[Goal]:
Skip every picture, and output exactly the lines starting at the one with "Output the LaTeX" and running through the last line of the material below.

[Data listing]:

---+---

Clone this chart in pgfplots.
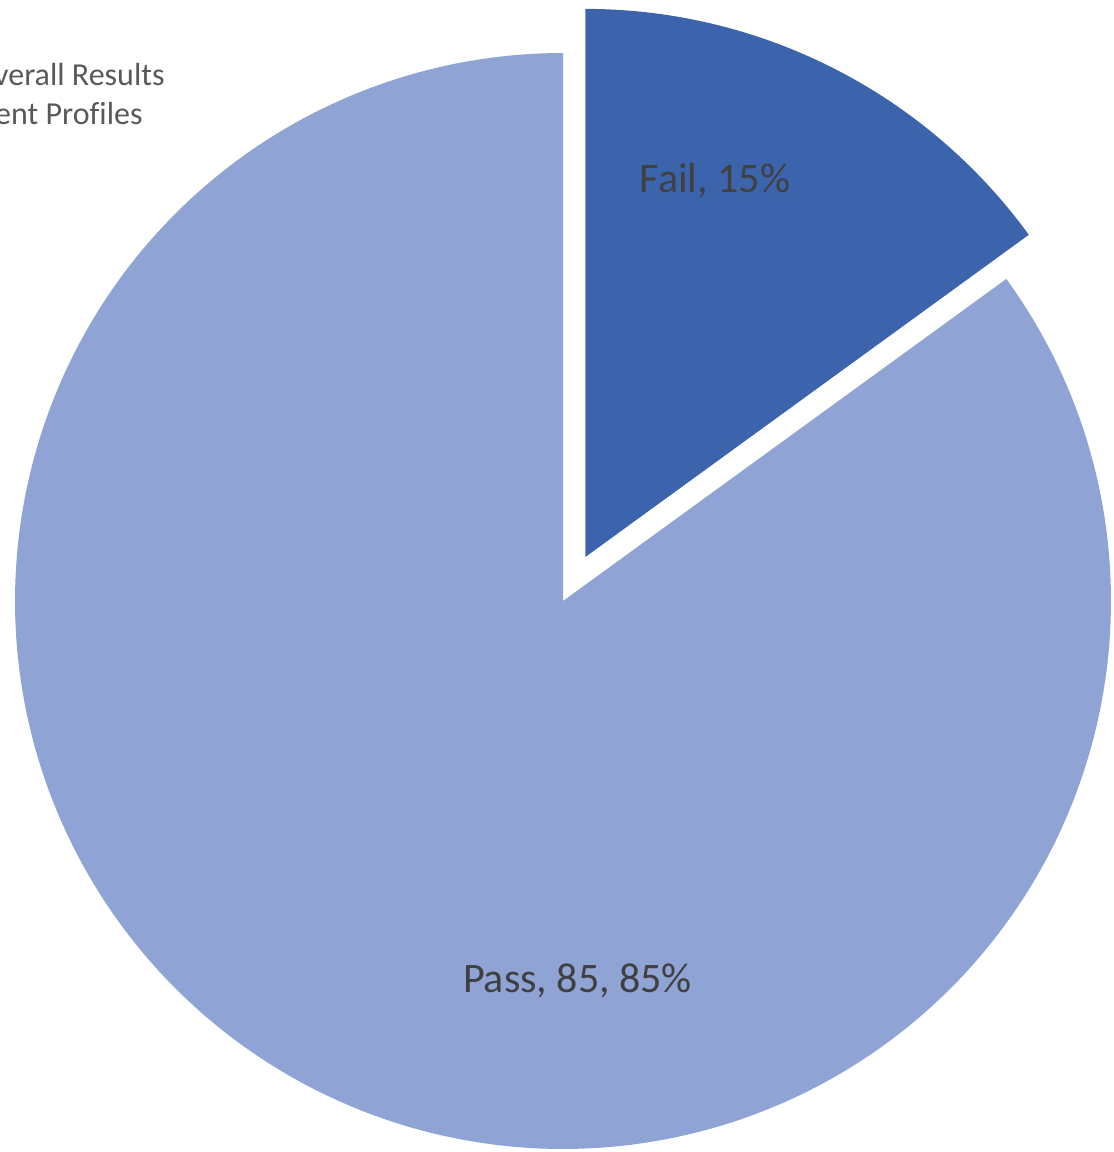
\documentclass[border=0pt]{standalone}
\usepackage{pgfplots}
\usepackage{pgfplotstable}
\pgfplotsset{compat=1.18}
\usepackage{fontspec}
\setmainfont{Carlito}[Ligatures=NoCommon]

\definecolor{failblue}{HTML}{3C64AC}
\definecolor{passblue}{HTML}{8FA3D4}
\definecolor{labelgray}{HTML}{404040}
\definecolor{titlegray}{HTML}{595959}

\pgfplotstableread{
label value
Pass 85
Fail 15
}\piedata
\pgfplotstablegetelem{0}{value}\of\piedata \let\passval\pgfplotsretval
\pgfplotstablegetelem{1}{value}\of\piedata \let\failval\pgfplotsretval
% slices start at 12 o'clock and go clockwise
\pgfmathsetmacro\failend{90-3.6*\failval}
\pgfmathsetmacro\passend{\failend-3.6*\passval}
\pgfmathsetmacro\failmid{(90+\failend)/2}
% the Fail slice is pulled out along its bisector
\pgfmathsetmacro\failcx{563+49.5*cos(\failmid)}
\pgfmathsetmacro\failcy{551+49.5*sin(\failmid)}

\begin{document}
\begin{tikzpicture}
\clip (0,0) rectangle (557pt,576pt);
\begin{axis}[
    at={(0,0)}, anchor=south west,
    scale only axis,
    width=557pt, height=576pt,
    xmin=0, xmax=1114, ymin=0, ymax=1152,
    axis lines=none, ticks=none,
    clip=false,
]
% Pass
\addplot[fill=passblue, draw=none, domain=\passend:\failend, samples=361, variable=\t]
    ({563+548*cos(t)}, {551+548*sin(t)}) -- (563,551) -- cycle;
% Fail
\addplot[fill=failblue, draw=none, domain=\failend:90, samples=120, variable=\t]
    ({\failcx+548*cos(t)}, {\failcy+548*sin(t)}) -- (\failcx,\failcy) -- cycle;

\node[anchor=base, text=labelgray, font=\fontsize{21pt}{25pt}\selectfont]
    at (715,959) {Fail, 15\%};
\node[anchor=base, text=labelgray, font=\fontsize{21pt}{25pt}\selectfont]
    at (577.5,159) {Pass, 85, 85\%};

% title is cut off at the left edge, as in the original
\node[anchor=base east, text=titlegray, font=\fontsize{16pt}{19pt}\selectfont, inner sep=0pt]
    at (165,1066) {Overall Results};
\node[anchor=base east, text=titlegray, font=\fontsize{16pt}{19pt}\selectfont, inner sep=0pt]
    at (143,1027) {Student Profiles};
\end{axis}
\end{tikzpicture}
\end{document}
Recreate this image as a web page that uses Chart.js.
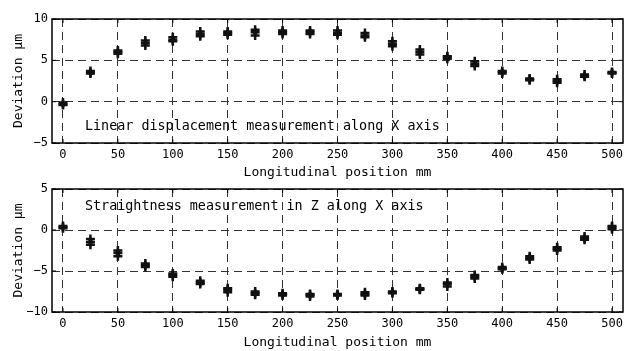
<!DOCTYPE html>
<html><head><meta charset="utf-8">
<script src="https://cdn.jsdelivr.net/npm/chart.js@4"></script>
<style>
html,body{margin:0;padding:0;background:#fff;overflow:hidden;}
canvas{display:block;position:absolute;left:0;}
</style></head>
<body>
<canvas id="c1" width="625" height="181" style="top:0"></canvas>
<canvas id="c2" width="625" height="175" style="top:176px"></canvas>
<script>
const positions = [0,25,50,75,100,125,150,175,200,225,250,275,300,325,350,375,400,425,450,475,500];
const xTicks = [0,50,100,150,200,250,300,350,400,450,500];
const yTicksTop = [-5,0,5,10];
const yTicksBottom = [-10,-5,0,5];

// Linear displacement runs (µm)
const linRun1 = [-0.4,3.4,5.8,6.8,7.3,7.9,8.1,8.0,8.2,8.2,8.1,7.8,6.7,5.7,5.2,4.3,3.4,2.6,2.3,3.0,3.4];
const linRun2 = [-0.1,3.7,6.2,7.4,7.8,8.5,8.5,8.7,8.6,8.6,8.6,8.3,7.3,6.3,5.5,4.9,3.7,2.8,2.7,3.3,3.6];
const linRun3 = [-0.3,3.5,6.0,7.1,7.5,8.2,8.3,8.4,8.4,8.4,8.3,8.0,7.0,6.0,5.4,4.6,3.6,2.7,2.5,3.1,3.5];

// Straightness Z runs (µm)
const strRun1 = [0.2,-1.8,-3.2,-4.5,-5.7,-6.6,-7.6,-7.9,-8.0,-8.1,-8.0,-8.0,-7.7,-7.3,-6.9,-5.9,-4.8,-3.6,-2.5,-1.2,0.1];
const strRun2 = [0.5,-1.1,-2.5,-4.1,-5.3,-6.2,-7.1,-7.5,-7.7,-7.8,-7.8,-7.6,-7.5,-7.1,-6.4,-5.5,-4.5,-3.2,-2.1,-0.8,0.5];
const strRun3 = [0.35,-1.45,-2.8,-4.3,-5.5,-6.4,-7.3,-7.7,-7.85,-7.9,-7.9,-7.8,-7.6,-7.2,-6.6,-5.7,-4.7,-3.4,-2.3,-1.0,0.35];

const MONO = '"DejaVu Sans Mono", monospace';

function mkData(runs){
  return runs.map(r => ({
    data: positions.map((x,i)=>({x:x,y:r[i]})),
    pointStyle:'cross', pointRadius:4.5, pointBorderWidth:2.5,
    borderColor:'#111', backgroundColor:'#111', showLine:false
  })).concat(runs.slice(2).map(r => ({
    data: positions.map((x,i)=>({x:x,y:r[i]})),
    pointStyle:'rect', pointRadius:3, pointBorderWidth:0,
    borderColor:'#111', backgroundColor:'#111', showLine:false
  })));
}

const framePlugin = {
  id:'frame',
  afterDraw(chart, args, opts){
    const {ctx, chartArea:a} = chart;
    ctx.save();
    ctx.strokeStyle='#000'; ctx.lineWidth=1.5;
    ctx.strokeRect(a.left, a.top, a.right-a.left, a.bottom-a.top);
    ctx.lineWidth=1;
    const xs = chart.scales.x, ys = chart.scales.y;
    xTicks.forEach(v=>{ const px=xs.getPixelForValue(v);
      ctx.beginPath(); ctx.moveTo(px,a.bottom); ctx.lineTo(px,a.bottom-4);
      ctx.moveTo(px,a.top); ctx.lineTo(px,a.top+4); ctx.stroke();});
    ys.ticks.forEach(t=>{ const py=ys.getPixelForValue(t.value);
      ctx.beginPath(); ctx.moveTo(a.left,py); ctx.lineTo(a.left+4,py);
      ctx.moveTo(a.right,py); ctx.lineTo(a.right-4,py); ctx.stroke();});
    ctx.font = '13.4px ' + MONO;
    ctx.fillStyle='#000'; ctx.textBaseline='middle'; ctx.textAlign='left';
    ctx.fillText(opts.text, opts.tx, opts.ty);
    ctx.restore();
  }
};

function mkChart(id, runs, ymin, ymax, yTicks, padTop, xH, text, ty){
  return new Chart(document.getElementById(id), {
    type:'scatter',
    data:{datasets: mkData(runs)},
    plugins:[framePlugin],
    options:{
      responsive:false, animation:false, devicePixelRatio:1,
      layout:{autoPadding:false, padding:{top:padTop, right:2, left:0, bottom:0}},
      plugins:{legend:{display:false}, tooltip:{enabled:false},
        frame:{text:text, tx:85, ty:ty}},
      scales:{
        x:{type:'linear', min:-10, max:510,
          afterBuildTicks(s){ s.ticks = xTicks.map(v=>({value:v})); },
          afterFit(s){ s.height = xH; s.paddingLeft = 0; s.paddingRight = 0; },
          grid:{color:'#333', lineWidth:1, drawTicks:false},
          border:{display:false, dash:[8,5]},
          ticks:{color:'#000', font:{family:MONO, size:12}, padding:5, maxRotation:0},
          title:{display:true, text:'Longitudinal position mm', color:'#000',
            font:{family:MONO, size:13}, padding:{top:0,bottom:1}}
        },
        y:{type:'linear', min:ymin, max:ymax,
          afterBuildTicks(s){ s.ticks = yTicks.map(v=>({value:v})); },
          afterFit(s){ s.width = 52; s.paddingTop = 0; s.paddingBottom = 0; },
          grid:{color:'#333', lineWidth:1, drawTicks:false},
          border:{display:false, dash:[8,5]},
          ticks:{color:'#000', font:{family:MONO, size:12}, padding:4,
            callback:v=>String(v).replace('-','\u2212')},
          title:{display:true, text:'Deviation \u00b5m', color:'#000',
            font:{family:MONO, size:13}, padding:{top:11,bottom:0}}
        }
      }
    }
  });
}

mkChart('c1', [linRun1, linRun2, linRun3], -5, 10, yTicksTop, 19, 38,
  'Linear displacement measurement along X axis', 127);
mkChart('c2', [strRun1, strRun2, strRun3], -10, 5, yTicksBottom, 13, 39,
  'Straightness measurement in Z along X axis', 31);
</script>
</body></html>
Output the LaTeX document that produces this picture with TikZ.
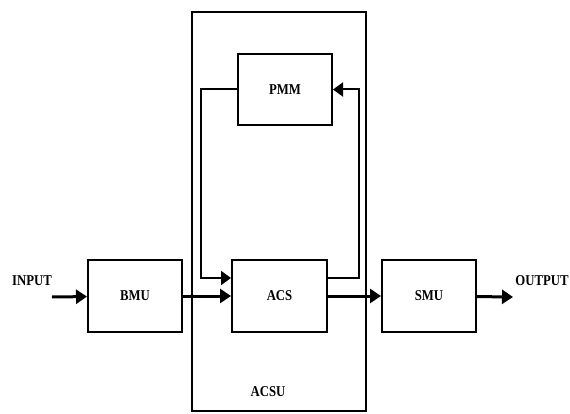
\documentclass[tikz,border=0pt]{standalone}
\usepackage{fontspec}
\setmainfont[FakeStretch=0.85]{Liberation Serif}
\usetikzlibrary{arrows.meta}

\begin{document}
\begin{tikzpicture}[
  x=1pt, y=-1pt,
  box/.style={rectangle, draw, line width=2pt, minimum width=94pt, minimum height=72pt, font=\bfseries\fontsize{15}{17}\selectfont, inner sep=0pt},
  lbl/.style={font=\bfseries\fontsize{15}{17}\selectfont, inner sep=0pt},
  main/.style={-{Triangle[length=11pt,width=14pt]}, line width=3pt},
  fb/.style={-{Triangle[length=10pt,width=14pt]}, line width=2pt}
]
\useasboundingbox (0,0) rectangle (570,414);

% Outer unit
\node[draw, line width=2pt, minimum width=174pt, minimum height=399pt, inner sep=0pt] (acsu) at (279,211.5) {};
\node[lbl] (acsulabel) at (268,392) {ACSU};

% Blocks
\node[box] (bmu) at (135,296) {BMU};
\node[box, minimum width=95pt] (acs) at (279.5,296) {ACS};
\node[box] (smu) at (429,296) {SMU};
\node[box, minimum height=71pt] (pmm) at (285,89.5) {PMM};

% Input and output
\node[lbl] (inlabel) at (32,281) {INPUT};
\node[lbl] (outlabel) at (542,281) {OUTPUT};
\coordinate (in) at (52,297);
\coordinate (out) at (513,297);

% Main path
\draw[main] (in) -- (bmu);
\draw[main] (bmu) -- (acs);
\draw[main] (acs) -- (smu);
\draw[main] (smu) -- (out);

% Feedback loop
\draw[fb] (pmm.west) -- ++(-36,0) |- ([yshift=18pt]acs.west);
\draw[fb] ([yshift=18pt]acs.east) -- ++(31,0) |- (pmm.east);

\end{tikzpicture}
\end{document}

---+---

[Result]:
Output the LaTeX document that produces this picture with TikZ.
\documentclass[tikz,border=0pt]{standalone}
\usepackage{fontspec}
\setmainfont[FakeStretch=0.85]{Liberation Serif}
\usetikzlibrary{arrows.meta}

\begin{document}
\begin{tikzpicture}[
  x=1pt, y=-1pt,
  box/.style={rectangle, draw, line width=2pt, minimum width=94pt, minimum height=72pt, font=\bfseries\fontsize{15}{17}\selectfont, inner sep=0pt},
  lbl/.style={font=\bfseries\fontsize{15}{17}\selectfont, inner sep=0pt},
  main/.style={-{Triangle[length=11pt,width=14pt]}, line width=3pt},
  fb/.style={-{Triangle[length=10pt,width=14pt]}, line width=2pt}
]
\useasboundingbox (0,0) rectangle (570,414);

% Outer unit
\node[draw, line width=2pt, minimum width=174pt, minimum height=399pt, inner sep=0pt] (acsu) at (279,211.5) {};
\node[lbl] (acsulabel) at (268,392) {ACSU};

% Blocks
\node[box] (bmu) at (135,296) {BMU};
\node[box, minimum width=95pt] (acs) at (279.5,296) {ACS};
\node[box] (smu) at (429,296) {SMU};
\node[box, minimum height=71pt] (pmm) at (285,89.5) {PMM};

% Input and output
\node[lbl] (inlabel) at (32,281) {INPUT};
\node[lbl] (outlabel) at (542,281) {OUTPUT};
\coordinate (in) at (52,297);
\coordinate (out) at (513,297);

% Main path
\draw[main] (in) -- (bmu);
\draw[main] (bmu) -- (acs);
\draw[main] (acs) -- (smu);
\draw[main] (smu) -- (out);

% Feedback loop
\draw[fb] (pmm.west) -- ++(-36,0) |- ([yshift=18pt]acs.west);
\draw[fb] ([yshift=18pt]acs.east) -- ++(31,0) |- (pmm.east);

\end{tikzpicture}
\end{document}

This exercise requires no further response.